The experts will be watching for cases involving secondary infection, such as have already occurred in Germany, as an indication that the chain of transmission of the disease is uncontrolled. A key uncertainty at this stage is whether patients can be infectious before they show symptoms.

A month on, other questions remain to be answered definitively. How long does it take symptoms to emerge? What are the risk factors? How does the virus spread?

The present outbreak is the first to occur in the age of social media. This may be a mixed blessing. China tightly controls its social media, but even so, images and messages have emerged from the affected regions that illustrate the eerie, terrifying reality of mass illness.

On the other hand, more than the usual quotient of misinformation, scaremongering and nay-saying has been evident online in relation to the virus.
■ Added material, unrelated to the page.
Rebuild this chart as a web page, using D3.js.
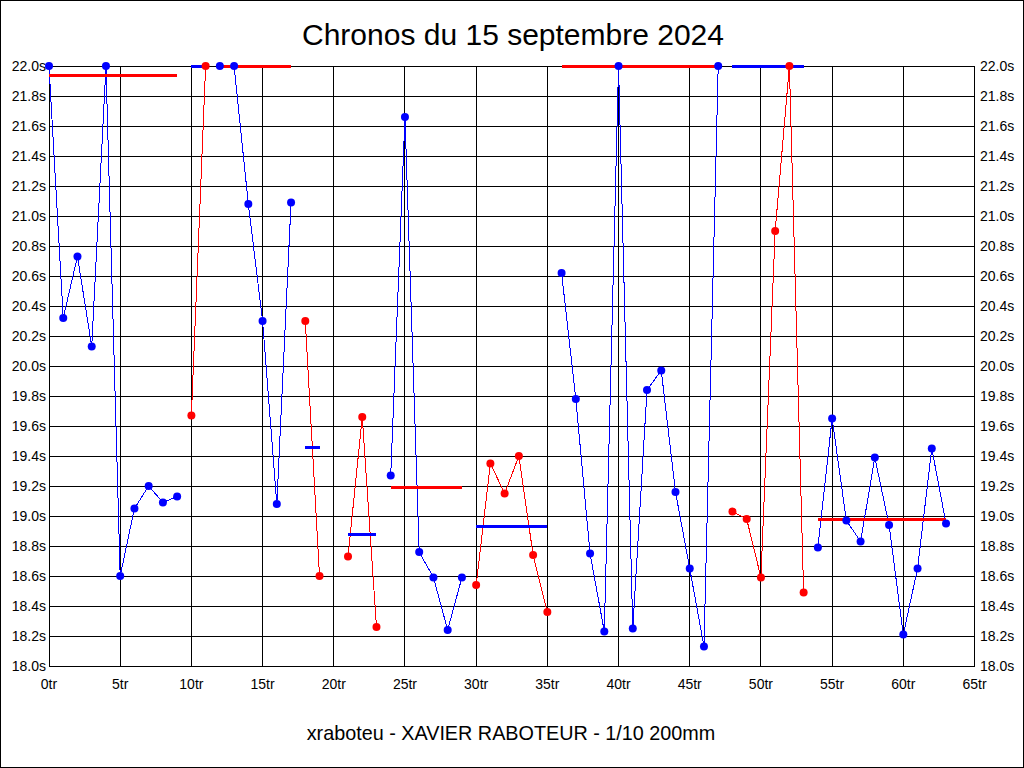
<!DOCTYPE html>
<html>
<head>
<meta charset="utf-8">
<script src="https://cdn.jsdelivr.net/npm/d3@7"></script>
<style>
  body { margin: 0; background: #fff; }
  text { font-family: "Liberation Sans", Arial, sans-serif; fill: #000; }
</style>
</head>
<body>
<script>
'use strict';

// lap times in seconds, index = lap number (values above 22.0s shown clamped)
const lapTimes = [
  22.0, 20.32, 20.73, 20.13, 22.0, 18.60, 19.05, 19.20, 19.09, 19.13,
  19.67, 22.0, 22.0, 22.0, 21.08, 20.30, 19.08, 21.09, 20.30, 18.60,
  null, 18.73, 19.66, 18.26, 19.27, 21.66, 18.76, 18.59, 18.24, 18.59,
  18.54, 19.35, 19.15, 19.40, 18.74, 18.36, 20.62, 19.78, 18.75, 18.23,
  22.0, 18.25, 19.84, 19.97, 19.16, 18.65, 18.13, 22.0, 19.03, 18.98,
  18.59, 20.90, 22.0, 18.49, 18.79, 19.65, 18.97, 18.83, 19.39, 18.94,
  18.21, 18.65, 19.45, 18.95
];

// stints (runs of consecutive laps)
const stintFirst = [0, 10, 12, 18, 21, 24, 30, 36, 48, 54];
const stintLast = [9, 11, 17, 19, 23, 29, 35, 47, 53, 63];
const stintColour = ["blue", "red", "blue", "red", "red", "blue", "red", "blue", "red", "blue"];
const stintAvgColour = ["red", "blue", "red", "blue", "blue", "red", "blue", "red", "blue", "red"];
const stintAvg = [21.94, 22.0, 22.0, 19.46, 18.88, 19.19, 18.93, 22.0, 22.0, 18.98];

const xTicks = d3.range(0, 66, 5);
const yTicks = d3.range(0, 21).map((i) => 18 + i * 0.2);

const title = "Chronos du 15 septembre 2024";
const subtitle = "xraboteu - XAVIER RABOTEUR - 1/10 200mm";

const m = { width: 1024, height: 768, left: 49, right: 974.5, top: 66, bottom: 666 };

const svg = d3.select("body")
  .append("svg")
  .attr("width", m.width)
  .attr("height", m.height);

// outer frame
svg.append("rect")
  .attr("x", 0.5).attr("y", 0.5)
  .attr("width", m.width - 1).attr("height", m.height - 1)
  .attr("fill", "#fff").attr("stroke", "#000")
  .attr("shape-rendering", "crispEdges");

const xScale = d3.scaleLinear().domain([0, 65]).range([m.left, m.right]);
const yScale = d3.scaleLinear().domain([18, 22]).range([m.bottom, m.top]);

// grid
const grid = svg.append("g")
  .attr("stroke", "#000")
  .attr("stroke-width", 1)
  .attr("shape-rendering", "crispEdges");

grid.selectAll(".hgrid")
  .data(yTicks)
  .enter()
  .append("line")
  .attr("x1", m.left).attr("x2", m.right)
  .attr("y1", (d) => yScale(d)).attr("y2", (d) => yScale(d));

grid.selectAll(".vgrid")
  .data(xTicks)
  .enter()
  .append("line")
  .attr("y1", m.top).attr("y2", m.bottom)
  .attr("x1", (d) => xScale(d)).attr("x2", (d) => xScale(d));

// plot frame
svg.append("rect")
  .attr("x", m.left).attr("y", m.top)
  .attr("width", m.right - m.left).attr("height", m.bottom - m.top)
  .attr("fill", "none").attr("stroke", "#000")
  .attr("shape-rendering", "crispEdges");

// axes labels, y on both sides
const fmtY = (d) => d.toFixed(1) + "s";

svg.append("g").selectAll("text")
  .data(yTicks)
  .enter()
  .append("text")
  .attr("x", 46)
  .attr("y", (d) => yScale(d) + 5)
  .attr("text-anchor", "end")
  .style("font-size", "14px")
  .text(fmtY);

svg.append("g").selectAll("text")
  .data(yTicks)
  .enter()
  .append("text")
  .attr("x", 980)
  .attr("y", (d) => yScale(d) + 5)
  .attr("text-anchor", "start")
  .style("font-size", "14px")
  .text(fmtY);

svg.append("g").selectAll("text")
  .data(xTicks)
  .enter()
  .append("text")
  .attr("x", (d) => xScale(d))
  .attr("y", 689)
  .attr("text-anchor", "middle")
  .style("font-size", "14px")
  .text((d) => d + "tr");

// lap lines per stint
const stints = stintFirst.map((f, i) => ({
  first: f,
  last: stintLast[i],
  colour: stintColour[i],
  avgColour: stintAvgColour[i],
  avg: stintAvg[i],
  points: d3.range(f, stintLast[i] + 1).map((lap) => ({ lap: lap, t: lapTimes[lap] }))
}));

const line = d3.line()
  .x((d) => xScale(d.lap))
  .y((d) => yScale(d.t));

svg.append("g").selectAll("path")
  .data(stints)
  .enter()
  .append("path")
  .attr("d", (d) => line(d.points))
  .attr("fill", "none")
  .attr("stroke", (d) => d.colour)
  .attr("stroke-width", 1)
  .attr("shape-rendering", "crispEdges");

// stint average lines
svg.append("g").selectAll("line")
  .data(stints)
  .enter()
  .append("line")
  .attr("x1", (d) => xScale(d.first))
  .attr("x2", (d) => xScale(d.last))
  .attr("y1", (d) => yScale(d.avg))
  .attr("y2", (d) => yScale(d.avg))
  .attr("stroke", (d) => d.avgColour)
  .attr("stroke-width", 3)
  .attr("shape-rendering", "crispEdges");

// lap dots
svg.append("g").selectAll("g")
  .data(stints)
  .enter()
  .append("g")
  .attr("fill", (d) => d.colour)
  .selectAll("circle")
  .data((d) => d.points)
  .enter()
  .append("circle")
  .attr("cx", (d) => xScale(d.lap))
  .attr("cy", (d) => yScale(d.t))
  .attr("r", 4);

// titles
svg.append("text")
  .attr("x", 513)
  .attr("y", 45)
  .attr("text-anchor", "middle")
  .style("font-size", "30px")
  .text(title);

svg.append("text")
  .attr("x", 511)
  .attr("y", 740)
  .attr("text-anchor", "middle")
  .style("font-size", "19.8px")
  .text(subtitle);
</script>
</body>
</html>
Conspiracy theorists have claimed variously that the outbreak was planned, or that it was the result of a bio-weapon leak from a Chinese lab. Videos have appeared purporting to show Chinese people eating bat soup; one was debunked as a four-year-old clip filmed on a Pacific island.

‘Hope for the best’

Twenty years ago, when Sars hit, there were no direct flights between Ireland and China. The Chinese community here was minuscule. Not so anymore, though if anything, the local Chinese population are more alive to the threat involved than the rest of us.

As an infectious disease specialist working in Beaumont Hospital, McConkey knows that means he may end up caring for patients with the virus, which has already downed many health staff in China. “I’m a frontline health worker in the real world,” he says. “I’m okay with that, but others may not.”

It remains possible, not probable, that Ireland will have a case, he says. “If, over the next 14 days, we see uncontrolled transmission of the virus in Europe, if the standard precautions of gloves, gowns and isolation are not working, then it is very likely to come to Ireland.”

The number of cases has risen sharply as this week has progressed, though it is the nature of such outbreaks that things have to get worse before they get better.

With any new uncertainty, such as that posed by the coronavirus, McConkey says “you’ve got to hope for the best and plan for the worst, and then expect something in the middle”.